Майк начал строить для меня тайник на следующий же день, бросив всю остальную работу: выровнял пол, отделал стены, выстелил ковролин, повесил полки и освещение.
Он закрепил дверь на прочных фортепианных петлях так, что при закрытии она висела идеально ровно и не сдвигалась с места. Джо Мерк, специалист по электронике, который устанавливал в мою машину стереосистемы, приделал электромагнитную пружину, которая открывала дверь дистанционно. Я беспокоился, что копы найдут скрытую кнопку, поэтому он подключил ее к моему беспроводному телефону. Если одновременно нажать на # и *, дверь в мою секретную комнату открывалась. В сокровищнице хранилась специальная бумага, краски, коллекционные марки, осветительные приборы, винтажные пишущие машинки, сертификаты подлинности, записные книжки с подписями и все остальное, что может понадобиться профессиональному подделывателю произведений искусства.
Мы повесили на дверь большое зеркало от пола до потолка и оформили его черной рамой. Я даже ввинтил в раму черные шурупы с потайной головкой, чтобы выглядело так, будто она прикреплена к стене. Даже при внимательном рассмотрении никто никогда не догадался бы, что там вообще была дверь и тем более что за ней находилось что-то ценное.
Затем я перенес все секретные материалы из своей квартиры-студии в потайную комнату. Я не рисовал там маслом, потому что там не было вентиляции, и я не хотел испортить тщательность отделки, но я мог работать практически над всем остальным – печатать сертификаты на пишущей машинке или тренироваться в подделке подписей.

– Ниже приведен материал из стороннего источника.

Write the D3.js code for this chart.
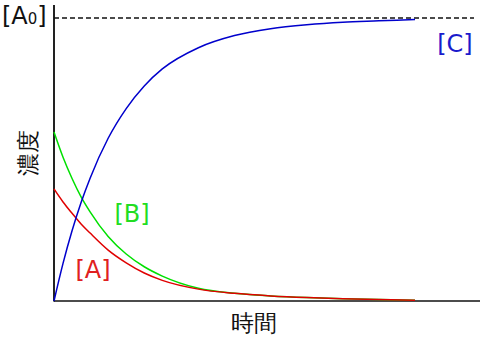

Я нарисовал картины Уорхола мелками Conté, что-то вроде «Минни Маус», «Ричарда Никсона» или «Коробок Брилло».
Секретная комната идеально подходила для работы над такого рода вещами, и несколько моих рисунков попали на «Фабрику» Уорхола с помощью моего клиента, бывшего полицейского, – помощники Уорхола подтвердили их подлинность. Иногда я приносил сюда почти законченные картины, просто чтобы подкрасить их или состарить, используя смесь кофе и сигарет. Мне нравилось работать в секретной комнате – в моем собственном мире, где ничто не напоминало о внешнем.

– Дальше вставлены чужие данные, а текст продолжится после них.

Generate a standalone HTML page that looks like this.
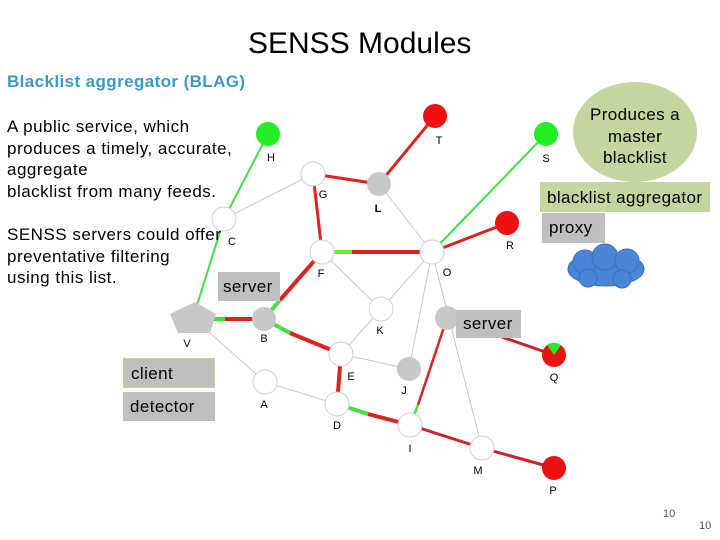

В новом жилье я чаще виделся с дочерью, которая тогда заканчивала среднюю школу. Я не всегда был рядом с ней, когда она была младше, но теперь мы начинали восстанавливать отношения. Я знал, что в прошлом сделал для нее не все, что мог, и хотел загладить свою вину. Раньше она регулярно приезжала ко мне на своем мопеде, а потом я научил ее водить машину и купил ей «Хонду Цивик». Она выросла замечательной девушкой, трудолюбивой, вдумчивой, хорошо воспитанной, и я гордился ею. Ее мать постаралась на славу. Мы ходили обедать, просто гуляли или болтали, пока я рисовал. Ее интересовали не столько искусство и автомобили, сколько путешествия. Мы вдвоем скорее смахивали на друзей погодков, чем на отца и дочь, ведь разница в возрасте между нами составляла всего 16 лет.
Позже, в возрасте 18 лет, ее взяли на работу в American Airlines, и она стала самой юной стюардессой в истории.
Когда ей предложили переехать в Вашингтон, округ Колумбия, она отказалась от этой возможности, потому что не хотела разлучаться с семьей. Я был одновременно разочарован и рад, что она осталась рядом. Я налаживал связь, пускал корни и устанавливал с ней более теплые отношения. Мне казалось, что моя жизнь начинает выравниваться, и я начал немного расслабляться.
Однажды мы с Винсентом сидели в «Персике», и даже не помню, с чего начался разговор, но я утверждал, что теоретически можно подделать что угодно – применяются одни и те же основные принципы. Винсент не соглашался:
– «Феррари» подделать не получится.
Мне лично он вызов не бросал, но я завелся:
– Еще как получится, – и практически тут же решил доказать, что смогу это сделать.
Мне всегда нравилось участвовать в проектах, которыми я был бы одержим, в которые погружался бы с головой. Для меня не существовало компромиссов. Как и в случае с произведениями искусства, все, за что я брался, я стремился выполнить идеально или не делать вообще. Именно с такой энергией я приступил к осуществлению своего плана по воссозданию «Феррари».